Before the Romans, came the Greeks with their unique insights into human nature and whatever else. They instituted the Olympic Games - with one supreme aim: to sublimate that most wayward of human instincts - the competitive spirit. For a start, the nations would refrain from war during the year of the Olympics.

The fundamental fact is that the Greeks saw the stadium, with its athletics, as standing alongside the theatre and the temple. These three, with their attendant experiences, each in its own way, yielded access to the supreme experience of life - the ECSTASY that came with the thrilling escape of the soul from the body, if only for a moment, into the heavenly world of the BEYOND, - into the World of Pure Spirit - with the hoped-for return to earth on having achieved that ultimate in human aspiration - KATHARSIS, the sense of purification and peace.

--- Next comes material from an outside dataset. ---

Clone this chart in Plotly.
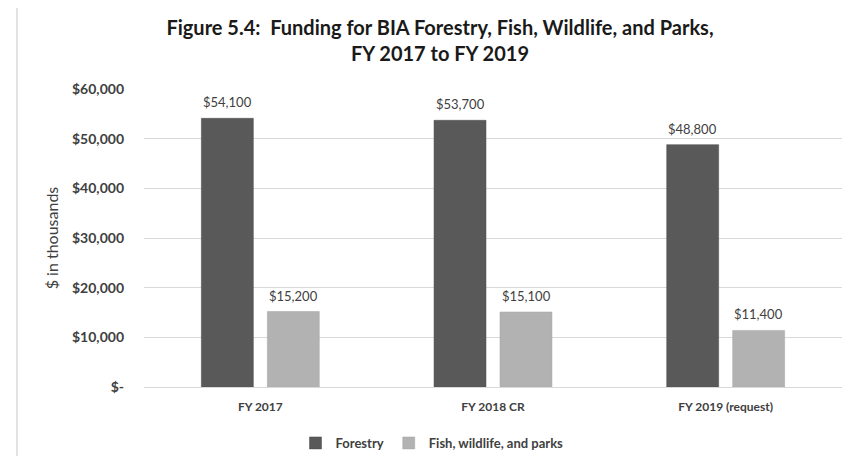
import plotly.graph_objects as go

categories = ["FY 2017", "FY 2018 CR", "FY 2019 (request)"]
forestry = [54100, 53700, 48800]
fish_wildlife_parks = [15200, 15100, 11400]
tick_values = [0, 10000, 20000, 30000, 40000, 50000, 60000]
tick_labels = ["$-", "$10,000", "$20,000", "$30,000", "$40,000", "$50,000", "$60,000"]

FONT = "Lato"
TXT = "#404040"

# figure sized to fit the 862x456 window inside the page's 8px body margin
W, H = 854, 448
PX0, PX1, PY0, PY1 = 136, 834, 81, 379
PW, PH = PX1 - PX0, PY1 - PY0

def fmt(v):
    return "${:,}".format(v)

fig = go.Figure()
fig.add_trace(go.Bar(
    name="<b>Forestry</b>", x=categories, y=forestry,
    marker=dict(color="#595959", line=dict(color="#4d4d4d", width=0.5)),
))
fig.add_trace(go.Bar(
    name="<b>Fish, wildlife, and parks</b>", x=categories, y=fish_wildlife_parks,
    marker=dict(color="#b2b2b2", line=dict(color="#a6a6a6", width=0.5)),
))

annotations = []
for series, shift in ((forestry, -33), (fish_wildlife_parks, 33)):
    for c, v in zip(categories, series):
        annotations.append(dict(
            x=c, y=v, xref="x", yref="y", text=fmt(v), showarrow=False,
            xshift=shift, yshift=16, yanchor="middle", xanchor="center",
            font=dict(family=FONT, size=13, color=TXT),
        ))

fig.update_layout(
    width=W, height=H,
    margin=dict(l=PX0, r=W - PX1, t=PY0, b=H - PY1, autoexpand=False),
    paper_bgcolor="white", plot_bgcolor="white",
    barmode="group", bargap=0.433, bargroupgap=0.212,
    title=dict(
        text="<b>Figure 5.4:  Funding for BIA Forestry, Fish, Wildlife, and Parks,<br>FY 2017 to FY 2019</b>",
        x=432/W, xref="container", xanchor="center",
        y=1 - 27/H, yref="container", yanchor="middle",
        font=dict(family=FONT, size=20, color="#1a1a1a"),
    ),
    font=dict(family=FONT, color=TXT),
    showlegend=True,
    legend=dict(
        orientation="h", x=(424 - PX0)/PW, xanchor="center",
        y=(PY1 - 435)/PH, yanchor="middle",
        font=dict(family=FONT, size=13, color=TXT),
        itemwidth=30, traceorder="normal",
    ),
    annotations=annotations,
    shapes=[
        dict(type="line", xref="paper", yref="paper",
             x0=(9 - PX0)/PW, x1=(9 - PX0)/PW, y0=-0.3, y1=1.3,
             line=dict(color="#d9d9d9", width=1.5)),
        dict(type="line", xref="paper", yref="paper",
             x0=(852 - PX0)/PW, x1=(852 - PX0)/PW, y0=-0.3, y1=1.3,
             line=dict(color="#d9d9d9", width=1.5)),
    ],
)
fig.update_yaxes(
    range=[0, 60000], tickvals=tick_values,
    ticktext=["<b>%s</b>" % t for t in tick_labels],
    showgrid=True, gridcolor="#d9d9d9", gridwidth=1,
    zeroline=False, showline=False,
    tickfont=dict(family=FONT, size=14, color=TXT),
    ticklabelstandoff=19,
    title=dict(text="$ in thousands", font=dict(family=FONT, size=16, color=TXT), standoff=9),
    automargin=False,
)
fig.update_xaxes(
    showline=True, linecolor="#d9d9d9", linewidth=1,
    tickfont=dict(family=FONT, size=12, color=TXT),
    tickprefix="<b>", ticksuffix="</b>",
    ticklabelstandoff=9,
    automargin=False,
)

fig.write_html("out.html")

Why, with their poet Pindar to sing the praises of successive Olympic champions, the Greeks may be seen as the original "fans"!

As to the Sport of our modern-day Western Culture, I have long come to see that phenomenon as a sort of vast raft born out of our Christian faith, for all its history of heinous wars waged in its name, through and in the wider medium of our Mediterranean Heritage - a raft to which all may cling however alien or secular and, perhaps, even give thanks for the inclusion of our Sporting Ethic in its benign planking.

For myself I feel I'd be the better for another read of my copy of Brave New World, wherein Aldous Huxley glorifies the Off-side Rule as the best thing since Magna Charta!

Certainly more relevant today is that we of the West are well free from any culture that honours the suicide-bomber as a hero worthy of worship.